‘We are like a LEGO kit’: How Airtable mastered the art of the open-ended use case and became the premier database platform

Airtable Chief Product Officer Andrew Ofstad
Airtable co-founder Andrew Ofstad. Ofstad launched the cloud collaboration platform with CEO Howie Liu in 2012.
Courtesy of Airtable

When Andrew Ofstad and Howie Liu first started their cloud collaboration company Airtable in 2012, they aimed to provide people who aren’t programmers with tools to build software. Pieces of that process, they realized, could readily be borrowed from childhood. “We are like a LEGO kit,” says Ofstad, co-founder at Airtable. “You have all the LEGOs and it’s easy to snap them together. But, one day, you want to build the Millennium Falcon. How do you make sure those components plug together in a very complex way?”

Answering that question has brought Airtable and its founders to an incredibly exciting point in the company’s trajectory. With 850 employees and 300,000 organizations using the program every day, Airtable is in extreme growth mode. In December 2021, the company announced $735 million in series F funding (which brought total investment to $1.36 billion) and clocked a valuation of $11 billion. It is, so far, a design-led success story and one that offers a handful of lessons on how to build a product with an open-ended use case.

In fact, use cases could not be more disparate: The April 2017 issue of Idaho Farm Bureau’s Producer details how one McKay, ID-based cattle rancher named Brett Zollinger used Airtable to manage his herd and seamlessly log and connect cattle vaccinations, pregnancy checks, and other records in one place. At the same time Blue Origin, Jeff Bezos’ effort to launch space vehicles, has used the system to track rocket parts. Others have turned Airtable into a tool to plan marketing campaigns, map out events, and even manage hobbies such as book clubs, craft supplies or recipe databases. Ofstad and Liu have been incredibly successful at striking a balance for their customers between a low barrier to entry and an incredibly high ceiling for innovation. 

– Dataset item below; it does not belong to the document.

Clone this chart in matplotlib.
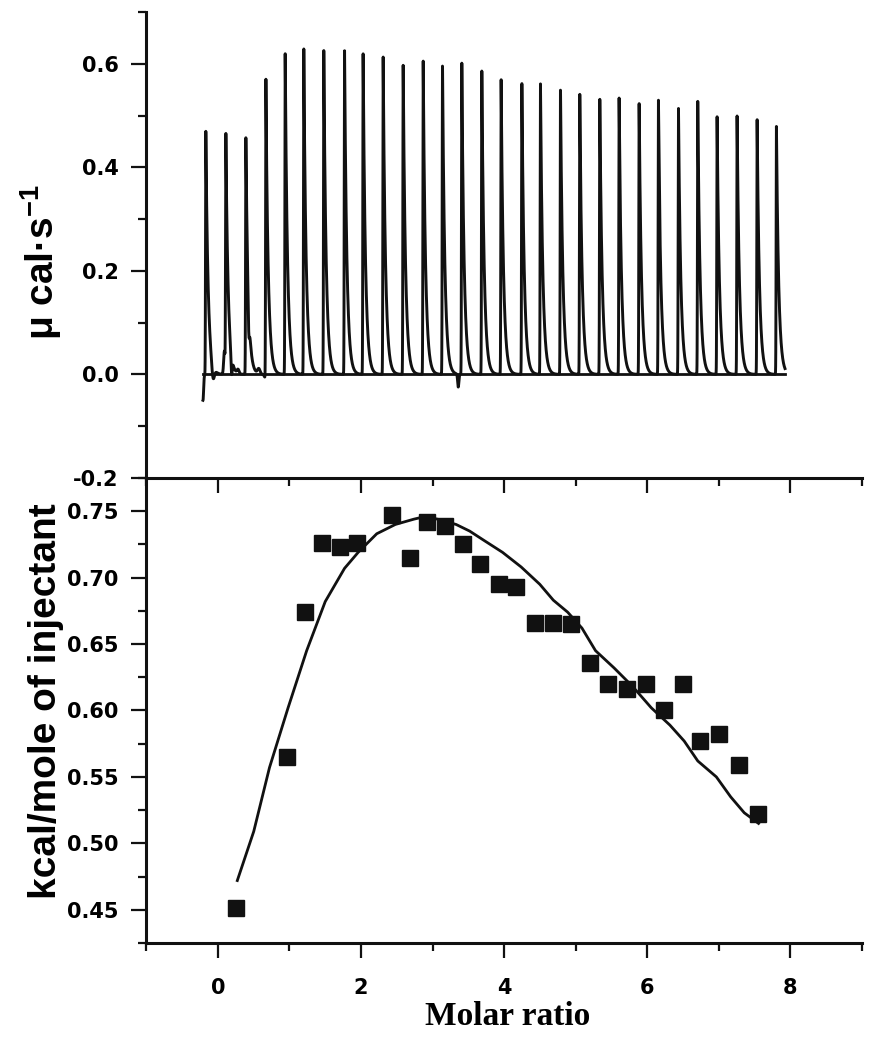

Ofstad has said this tension between a low floor and a high ceiling is what differentiates Airtable from its competitors (of which there are now many: Monday.com, Asana, Smartsheet are just a few) and what informed its most recent offering,Interface Designer, which allows anyone in an organization to build visual apps to cover off any number of projects. For a deeper dive into the backbone of the company’s design philosophy, consider the following tenets that help make Airtable a simple interface with infinite possibilities.  

Start with the familiar

“The gravitational pull of the business is to make it more complex and add more features,” says Ofstad. “We will do that; it’s a huge focus. But we have to make sure we aren’t doing that at the cost of product simplicity: the low floor and the high ceiling.” One important way Airtable does that is through design decisions that aren’t about creating novelty, but establishing something familiar and safe-feeling. Says Ofstad: “We start with a known concept and build a bridge from it.” When you first open Airtable, it feels an awful lot like a spreadsheet. That is purposeful and is meant to offer a soft start to new users who may otherwise feel burdened by too many options, or bells and whistles.“

Ramp up with progressive disclosure

As users make their way through Airtable’s offerings, says Ofstad, options progressively present themselves in a slow build; it is called guided onboarding. “You don’t learn Airtable in a day,” he says. “You learn over time. When most people start using Airtable, they don’t know what a database is. They know what a spreadsheet is. Terms like ‘fields’ and ‘records’ are confusing and don’t mean anything to most people. Learning needs to happen in stages.” This notion of progressive disclosure is meant to give new users an ‘aha moment’ almost immediately so they feel successful and in sync with what they’re doing. The total power of how Airtable works and what it is capable of is pretty much hidden at first. Users are only shown as much as they need to take a few first steps to get started. Then, says Ofstad, if you’re maybe entering calendar dates, there may be a prompt to try the calendar view. You could then click on a button for calendar view and the information will be displayed in that way, allowing you to stick with it or revert to your initial plan. This approach keeps novices (and even seasoned users as they progress toward that Millennium Falcon high ceiling) engaged and on track as they build out more and more from the software’s low floor.

Design for approachability

Design is embedded throughout the organization at Airtable. “It’s an all-inclusive, cross-functional way of thinking about design,” says Chad Thornton, head of design at Airtable. From color to form and function, Ofstad says, the design team has obsessed over the software’s look and feel from the start. Plus, every team at the company has the ability to communicate with customers to understand better what matters to them, what hiccups they’ve encountered and what really resonates. It informs the look and feel of the product, from supreme “clickability” to a “consumer-y” vibe that makes the experience of using Airtable fun and uncomplicated, whether that’s inside an organization’s marketing team or at home to plan a wedding or run a book club. Says Thornton: “When people use a B2B product in their personal lives it’s usually a pretty good sign that the design is inviting and simple.”